▶ [EXERCISE DIRECTIONS] Set down the full listing exactly as given. Any pictures are to be left out.

▶ [DATA EXTRACT]

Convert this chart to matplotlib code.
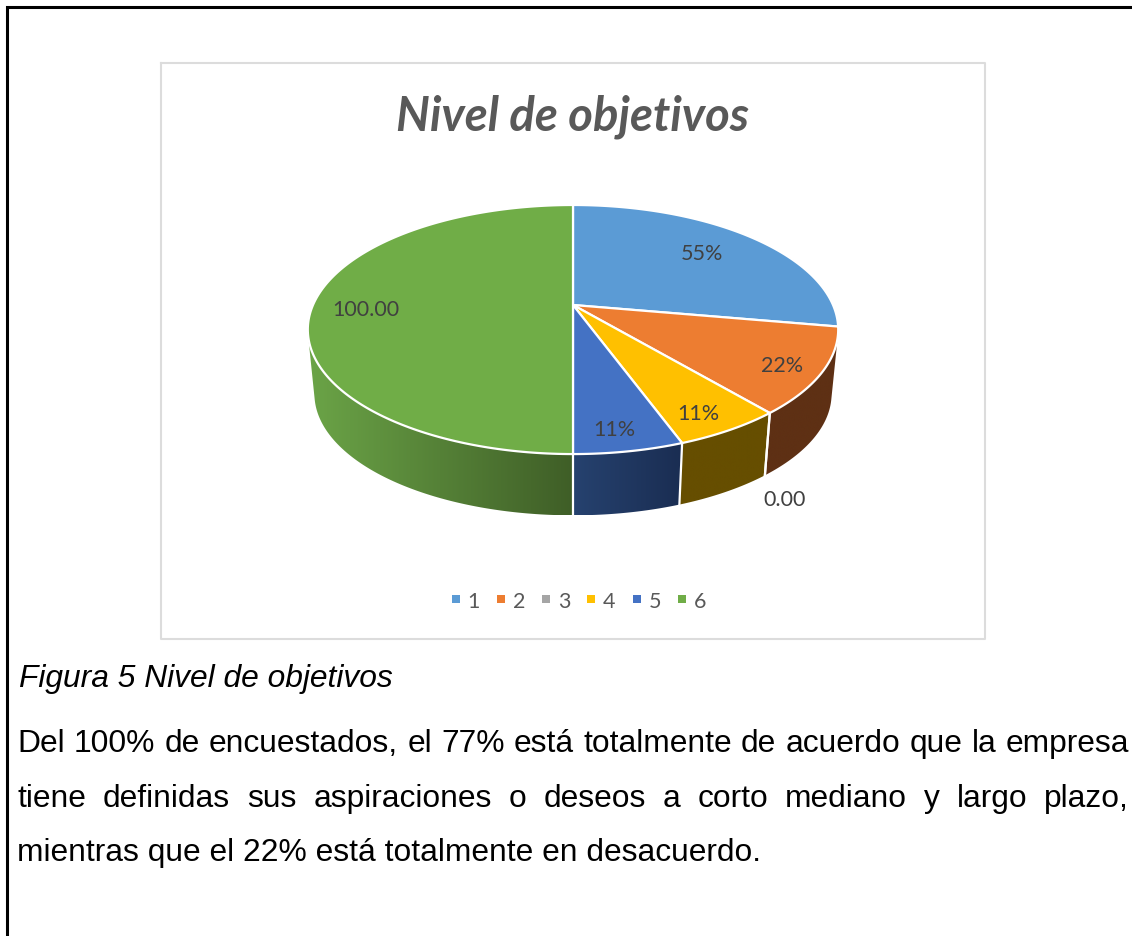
import numpy as np
import matplotlib
matplotlib.use('Agg')
import matplotlib.pyplot as plt
from matplotlib.colors import to_rgb
from matplotlib.lines import Line2D
from matplotlib.patches import Polygon

categories = ['1', '2', '3', '4', '5', '6']
values = [0.5556, 0.2222, 0.00, 0.1111, 0.1111, 1.00]
labels = ['55%', '22%', '', '11%', '11%', '100.00']
zero_label = '0.00'
top_colors = ['#5b9bd5', '#ed7d31', '#a5a5a5', '#ffc000', '#4472c4', '#70ad47']
side_right = ['#2e5a85', '#5e3014', '#555555', '#664e00', '#1a2d52', '#3f5e27']
side_left = ['#2e5a85', '#5e3014', '#555555', '#664e00', '#26426f', '#6ba447']

title = 'Nivel de objetivos'
caption = 'Figura 5 Nivel de objetivos'
para = ['Del 100% de encuestados, el 77% está totalmente de acuerdo que la empresa',
        'tiene definidas sus aspiraciones o deseos a corto mediano y largo plazo,',
        'mientras que el 22% está totalmente en desacuerdo.']

W, H = 1132, 937
fig = plt.figure(figsize=(W / 100, H / 100), dpi=100)
ax = fig.add_axes([0, 0, 1, 1])
ax.axis('off')

# page border and chart frame
ax.plot([7, 7, W], [H, 8, 8], color='black', lw=2.2, solid_joinstyle='miter')
ax.plot([160.5, 985, 985, 160.5, 160.5], [63.5, 63.5, 640, 640, 63.5], color='#dcdcdc', lw=1.5)

# perspective of the tilted disc
cx, cy = 573, 306
rx, ry, k = 260, 119.7, 0.197
low_scale, low_cy = 0.975, 371


def project(t):
    # t is the angle clockwise from the top, y comes back in pixels downward
    u, v = np.sin(t), np.cos(t)
    return rx * u / (1 + k * v), -ry * v / (1 + k * v)


def top_pt(t):
    x, y = project(t)
    return cx + x, cy + y


def low_pt(t):
    x, y = project(t)
    return cx + low_scale * x, low_cy + low_scale * y


edges = np.cumsum([0] + values) / sum(values) * 2 * np.pi

# side wall first, the top face hides the back of it
for i in range(len(values)):
    if values[i] == 0:
        continue
    tt = np.linspace(edges[i], edges[i + 1], 400)
    x1, y1 = top_pt(tt)
    x2, y2 = low_pt(tt)
    # keep only the front of the rim, up to where the wall turns away
    keep = np.gradient(x1) * (y2 - y1) - np.gradient(y1) * (x2 - x1) < 0
    if keep.sum() < 2:
        continue
    px = np.r_[x1[keep], x2[keep][::-1]]
    py = np.r_[y1[keep], y2[keep][::-1]]
    wall = Polygon(np.c_[px, py], closed=True, facecolor='none', edgecolor='none')
    ax.add_patch(wall)
    # colour runs from left to right across the wall
    grad = np.linspace(to_rgb(side_left[i]), to_rgb(side_right[i]), 256)[None, :, :]
    img = ax.imshow(grad, extent=[px.min(), px.max(), py.max(), py.min()], aspect='auto', zorder=2)
    img.set_clip_path(wall)

ax.set_xlim(0, W)
ax.set_ylim(H, 0)

# vertical white edges between the visible walls
for e in edges[1:]:
    if np.cos(e) < -0.2:
        x1, y1 = top_pt(e)
        x2, y2 = low_pt(e)
        ax.plot([x1, x2], [y1, y2], color='white', lw=1.6, zorder=3)

# top face
for i in range(len(values)):
    if values[i] == 0:
        continue
    tt = np.linspace(edges[i], edges[i + 1], 200)
    x, y = top_pt(tt)
    ax.fill(np.r_[cx, x], np.r_[cy, y], facecolor=top_colors[i], edgecolor='white', lw=1.6,
            joinstyle='round', zorder=4)

# data labels
label_font = 'Lato'
label_pos = [(702, 254), (782, 366), None, (698, 414), (614, 430), (366, 310)]
for lab, pos in zip(labels, label_pos):
    if pos is not None:
        ax.text(pos[0], pos[1], lab, fontsize=15.5, family=label_font, color='#404040',
                ha='center', va='center', zorder=5)
ax.text(785, 500, zero_label, fontsize=15.5, family=label_font, color='#404040',
        ha='center', va='center', zorder=5)

ax.text(573, 117, title, fontsize=34, family=label_font, fontweight='bold', fontstyle='italic',
        color='#595959', ha='center', va='center')

handles = [Line2D([], [], ls='none', marker='s', ms=5.8, color=c, mew=0) for c in top_colors]
ax.legend(handles, categories, loc='center', bbox_to_anchor=(574.5 / W, 1 - 602 / H), ncols=6,
          frameon=False, handletextpad=-0.05, columnspacing=0.37, handlelength=1.2,
          prop={'family': label_font, 'size': 15.5}, labelcolor='#595959')

# text below the chart
ax.text(19, 687, caption, fontsize=22.9, family='Liberation Sans', fontstyle='italic',
        color='black', ha='left', va='baseline')

fig.canvas.draw()
renderer = fig.canvas.get_renderer()


def width_of(s):
    t = ax.text(0, 0, s, fontsize=22.9, family='Liberation Sans')
    w = t.get_window_extent(renderer).width
    t.remove()
    return w


# first two lines are justified, the last one is not
for line, base, justify in zip(para, [752, 807, 861], [True, True, False]):
    if not justify:
        ax.text(17, base, line, fontsize=22.9, family='Liberation Sans', color='black', va='baseline')
        continue
    words = line.split(' ')
    widths = [width_of(w) for w in words]
    gap = (1129 - 17 - sum(widths)) / (len(words) - 1)
    x = 17
    for w, wd in zip(words, widths):
        ax.text(x, base, w, fontsize=22.9, family='Liberation Sans', color='black', va='baseline')
        x += wd + gap

fig.savefig('out.png', dpi=100)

▶ [TASK SOLUTION]
Convert this chart to matplotlib code.
import numpy as np
import matplotlib
matplotlib.use('Agg')
import matplotlib.pyplot as plt
from matplotlib.colors import to_rgb
from matplotlib.lines import Line2D
from matplotlib.patches import Polygon

categories = ['1', '2', '3', '4', '5', '6']
values = [0.5556, 0.2222, 0.00, 0.1111, 0.1111, 1.00]
labels = ['55%', '22%', '', '11%', '11%', '100.00']
zero_label = '0.00'
top_colors = ['#5b9bd5', '#ed7d31', '#a5a5a5', '#ffc000', '#4472c4', '#70ad47']
side_right = ['#2e5a85', '#5e3014', '#555555', '#664e00', '#1a2d52', '#3f5e27']
side_left = ['#2e5a85', '#5e3014', '#555555', '#664e00', '#26426f', '#6ba447']

title = 'Nivel de objetivos'
caption = 'Figura 5 Nivel de objetivos'
para = ['Del 100% de encuestados, el 77% está totalmente de acuerdo que la empresa',
        'tiene definidas sus aspiraciones o deseos a corto mediano y largo plazo,',
        'mientras que el 22% está totalmente en desacuerdo.']

W, H = 1132, 937
fig = plt.figure(figsize=(W / 100, H / 100), dpi=100)
ax = fig.add_axes([0, 0, 1, 1])
ax.axis('off')

# page border and chart frame
ax.plot([7, 7, W], [H, 8, 8], color='black', lw=2.2, solid_joinstyle='miter')
ax.plot([160.5, 985, 985, 160.5, 160.5], [63.5, 63.5, 640, 640, 63.5], color='#dcdcdc', lw=1.5)

# perspective of the tilted disc
cx, cy = 573, 306
rx, ry, k = 260, 119.7, 0.197
low_scale, low_cy = 0.975, 371


def project(t):
    # t is the angle clockwise from the top, y comes back in pixels downward
    u, v = np.sin(t), np.cos(t)
    return rx * u / (1 + k * v), -ry * v / (1 + k * v)


def top_pt(t):
    x, y = project(t)
    return cx + x, cy + y


def low_pt(t):
    x, y = project(t)
    return cx + low_scale * x, low_cy + low_scale * y


edges = np.cumsum([0] + values) / sum(values) * 2 * np.pi

# side wall first, the top face hides the back of it
for i in range(len(values)):
    if values[i] == 0:
        continue
    tt = np.linspace(edges[i], edges[i + 1], 400)
    x1, y1 = top_pt(tt)
    x2, y2 = low_pt(tt)
    # keep only the front of the rim, up to where the wall turns away
    keep = np.gradient(x1) * (y2 - y1) - np.gradient(y1) * (x2 - x1) < 0
    if keep.sum() < 2:
        continue
    px = np.r_[x1[keep], x2[keep][::-1]]
    py = np.r_[y1[keep], y2[keep][::-1]]
    wall = Polygon(np.c_[px, py], closed=True, facecolor='none', edgecolor='none')
    ax.add_patch(wall)
    # colour runs from left to right across the wall
    grad = np.linspace(to_rgb(side_left[i]), to_rgb(side_right[i]), 256)[None, :, :]
    img = ax.imshow(grad, extent=[px.min(), px.max(), py.max(), py.min()], aspect='auto', zorder=2)
    img.set_clip_path(wall)

ax.set_xlim(0, W)
ax.set_ylim(H, 0)

# vertical white edges between the visible walls
for e in edges[1:]:
    if np.cos(e) < -0.2:
        x1, y1 = top_pt(e)
        x2, y2 = low_pt(e)
        ax.plot([x1, x2], [y1, y2], color='white', lw=1.6, zorder=3)

# top face
for i in range(len(values)):
    if values[i] == 0:
        continue
    tt = np.linspace(edges[i], edges[i + 1], 200)
    x, y = top_pt(tt)
    ax.fill(np.r_[cx, x], np.r_[cy, y], facecolor=top_colors[i], edgecolor='white', lw=1.6,
            joinstyle='round', zorder=4)

# data labels
label_font = 'Lato'
label_pos = [(702, 254), (782, 366), None, (698, 414), (614, 430), (366, 310)]
for lab, pos in zip(labels, label_pos):
    if pos is not None:
        ax.text(pos[0], pos[1], lab, fontsize=15.5, family=label_font, color='#404040',
                ha='center', va='center', zorder=5)
ax.text(785, 500, zero_label, fontsize=15.5, family=label_font, color='#404040',
        ha='center', va='center', zorder=5)

ax.text(573, 117, title, fontsize=34, family=label_font, fontweight='bold', fontstyle='italic',
        color='#595959', ha='center', va='center')

handles = [Line2D([], [], ls='none', marker='s', ms=5.8, color=c, mew=0) for c in top_colors]
ax.legend(handles, categories, loc='center', bbox_to_anchor=(574.5 / W, 1 - 602 / H), ncols=6,
          frameon=False, handletextpad=-0.05, columnspacing=0.37, handlelength=1.2,
          prop={'family': label_font, 'size': 15.5}, labelcolor='#595959')

# text below the chart
ax.text(19, 687, caption, fontsize=22.9, family='Liberation Sans', fontstyle='italic',
        color='black', ha='left', va='baseline')

fig.canvas.draw()
renderer = fig.canvas.get_renderer()


def width_of(s):
    t = ax.text(0, 0, s, fontsize=22.9, family='Liberation Sans')
    w = t.get_window_extent(renderer).width
    t.remove()
    return w


# first two lines are justified, the last one is not
for line, base, justify in zip(para, [752, 807, 861], [True, True, False]):
    if not justify:
        ax.text(17, base, line, fontsize=22.9, family='Liberation Sans', color='black', va='baseline')
        continue
    words = line.split(' ')
    widths = [width_of(w) for w in words]
    gap = (1129 - 17 - sum(widths)) / (len(words) - 1)
    x = 17
    for w, wd in zip(words, widths):
        ax.text(x, base, w, fontsize=22.9, family='Liberation Sans', color='black', va='baseline')
        x += wd + gap

fig.savefig('out.png', dpi=100)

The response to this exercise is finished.